Liquidation preference determines how proceeds are distributed when a company is sold or liquidated. Preferred shareholders (investors) typically get their investment back before common shareholders (founders, employees) receive anything.
A 1x non-participating preference means investors get their money back first, then decide whether to convert to common for their pro-rata share of remaining proceeds.
Types of Liquidation Preference
Non-participating: Investors choose between preference OR converting to common (most founder-friendly). Participating: Investors get preference AND their pro-rata share of remaining proceeds (investor-friendly). Capped participating: Participating up to a maximum return multiple.
Why Liquidation Preference Matters
In small exits, liquidation preference can mean common shareholders receive nothing. In large exits, the preference becomes less important as converting yields more.

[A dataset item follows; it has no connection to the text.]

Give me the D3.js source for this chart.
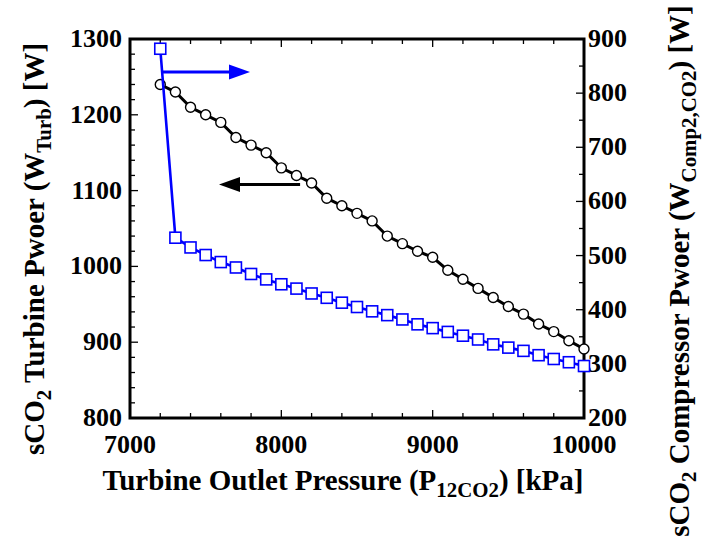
<!DOCTYPE html>
<html>
<head>
<meta charset="utf-8">
<script src="https://cdn.jsdelivr.net/npm/d3@7/dist/d3.min.js"></script>
<style>
  html, body { margin: 0; padding: 0; background: #fff; }
  svg text { font-family: "Liberation Serif", "Times New Roman", serif; font-weight: bold; fill: #000; }
</style>
</head>
<body>
<svg id="chart" width="702" height="539"></svg>
<script>
// Turbine outlet pressure [kPa]
const pressure = [7200, 7300, 7400, 7500, 7600, 7700, 7800, 7900, 8000, 8100,
                  8200, 8300, 8400, 8500, 8600, 8700, 8800, 8900, 9000, 9100,
                  9200, 9300, 9400, 9500, 9600, 9700, 9800, 9900, 10000];
// sCO2 turbine power [W] (left axis)
const turbinePower = [1240, 1230, 1210, 1200, 1190, 1170, 1160, 1150, 1130, 1120,
                      1110, 1090, 1080, 1070, 1060, 1040, 1030, 1020, 1012, 995,
                      983, 971, 959, 947, 937, 924, 914, 902, 891];
// sCO2 compressor power [W] (right axis)
const compressorPower = [882, 533, 515, 501, 488, 478, 466, 456, 447, 439,
                         430, 422, 413, 405, 397, 390, 382, 373, 366, 359,
                         352, 345, 336, 330, 324, 316, 309, 303, 296];

const xTicks = [7000, 8000, 9000, 10000];
const yLeftTicks = [800, 900, 1000, 1100, 1200, 1300];
const yRightTicks = [200, 300, 400, 500, 600, 700, 800, 900];

// Direction arrows: [x start, x end, value on its axis]
const arrowRight = [7211, 7793, 839];   // compressor curve -> right axis
const arrowLeft = [8124, 7588, 1108];   // turbine curve -> left axis

const svg = d3.select("#chart");
const L = 130, R = 584, T = 39, B = 418;

const x = d3.scaleLinear().domain([7000, 10000]).range([L, R]);
const yL = d3.scaleLinear().domain([800, 1300]).range([B, T]);
const yR = d3.scaleLinear().domain([200, 900]).range([B, T]);

const tickFont = 26, titleFont = 29;

// minor / major ticks, drawn inward on all four sides
const tk = svg.append("g").attr("stroke", "#000").attr("stroke-width", 1.3);
d3.range(7000, 10001, 200).forEach(v => {
  const len = v % 1000 === 0 ? 8 : 5;
  tk.append("line").attr("x1", x(v)).attr("x2", x(v)).attr("y1", B).attr("y2", B - len);
  tk.append("line").attr("x1", x(v)).attr("x2", x(v)).attr("y1", T).attr("y2", T + len);
});
d3.range(800, 1301, 20).forEach(v => {
  const len = v % 100 === 0 ? 8 : 5;
  tk.append("line").attr("x1", L).attr("x2", L + len).attr("y1", yL(v)).attr("y2", yL(v));
});
d3.range(200, 901, 50).forEach(v => {
  const len = v % 100 === 0 ? 8 : 5;
  tk.append("line").attr("x1", R).attr("x2", R - len).attr("y1", yR(v)).attr("y2", yR(v));
});

// frame
svg.append("rect").attr("x", L).attr("y", T).attr("width", R - L).attr("height", B - T)
  .attr("fill", "none").attr("stroke", "#000").attr("stroke-width", 3);

// tick labels
svg.append("g").selectAll("text").data(xTicks).join("text")
  .attr("x", d => x(d)).attr("y", 453).attr("text-anchor", "middle")
  .attr("font-size", tickFont).text(d => d);
svg.append("g").selectAll("text").data(yLeftTicks).join("text")
  .attr("x", L - 8).attr("y", d => yL(d) + 8).attr("text-anchor", "end")
  .attr("font-size", tickFont).text(d => d);
svg.append("g").selectAll("text").data(yRightTicks).join("text")
  .attr("x", R + 4).attr("y", d => yR(d) + 8).attr("text-anchor", "start")
  .attr("font-size", tickFont).text(d => d);

// axis titles with subscripts
function titled(g, parts) {
  const t = g.append("text").attr("font-size", titleFont).attr("text-anchor", "middle");
  let shift = 0;
  parts.forEach(p => {
    const s = t.append("tspan");
    const target = p.sub ? 7 : 0;
    if (target !== shift) s.attr("dy", target - shift);
    shift = target;
    if (p.sub) s.attr("font-size", titleFont * 0.72).text(p.sub);
    else s.text(p.t);
  });
  return t;
}
titled(svg.append("g").attr("transform", "translate(343,490)"),
  [{t: "Turbine Outlet Pressure (P"}, {sub: "12CO2"}, {t: ") [kPa]"}]);
titled(svg.append("g").attr("transform", "translate(44,249) rotate(-90)"),
  [{t: "sCO"}, {sub: "2"}, {t: " Turbine Pwoer (W"}, {sub: "Turb"}, {t: ") [W]"}]);
titled(svg.append("g").attr("transform", "translate(689,271) rotate(-90)"),
  [{t: "sCO"}, {sub: "2"}, {t: " Compressor Pwoer (W"}, {sub: "Comp2,CO2"}, {t: ") [W]"}]);

// turbine power: black line with open circles
const lineL = d3.line().x((d, i) => x(pressure[i])).y(d => yL(d));
svg.append("path").datum(turbinePower).attr("d", lineL)
  .attr("fill", "none").attr("stroke", "#000").attr("stroke-width", 3);
svg.append("g").selectAll("circle").data(turbinePower).join("circle")
  .attr("cx", (d, i) => x(pressure[i])).attr("cy", d => yL(d)).attr("r", 5)
  .attr("fill", "#fff").attr("stroke", "#000").attr("stroke-width", 1.4);

// compressor power: blue line with open squares
const blue = "#0000ff";
const lineR = d3.line().x((d, i) => x(pressure[i])).y(d => yR(d));
svg.append("path").datum(compressorPower).attr("d", lineR)
  .attr("fill", "none").attr("stroke", blue).attr("stroke-width", 2.6);
const sq = 11;
svg.append("g").selectAll("rect").data(compressorPower).join("rect")
  .attr("x", (d, i) => x(pressure[i]) - sq / 2).attr("y", d => yR(d) - sq / 2)
  .attr("width", sq).attr("height", sq)
  .attr("fill", "#fff").attr("stroke", blue).attr("stroke-width", 1.6);

// arrows
function arrow(x0, x1, y, color) {
  const dir = Math.sign(x1 - x0), head = 21, half = 7.5;
  svg.append("line").attr("x1", x0).attr("x2", x1 - dir * head).attr("y1", y).attr("y2", y)
    .attr("stroke", color).attr("stroke-width", 3);
  svg.append("path")
    .attr("d", `M${x1},${y} L${x1 - dir * head},${y - half} L${x1 - dir * head},${y + half} Z`)
    .attr("fill", color);
}
arrow(x(arrowRight[0]), x(arrowRight[1]), yR(arrowRight[2]), blue);
arrow(x(arrowLeft[0]), x(arrowLeft[1]), yL(arrowLeft[2]), "#000");
</script>
</body>
</html>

Understanding your preference stack is critical for evaluating exit scenarios.
Liquidation Proceeds = Investment Amount × Liquidation Multiple
1x = Get investment back first
2x = Get 2× investment back first
Participating = Get preference AND pro-rata share of remainder
Exit scenario with 1x non-participating preference:
- Series A invested: $5M for 25%
- Company sells for: $15M
Option A (take preference): $5M
Option B (convert to common): 25% × $15M = $3.75M
Investor takes the $5M preference. Remaining $10M goes to other shareholders.
If sale was $30M: Convert for $7.5M beats the $5M preference.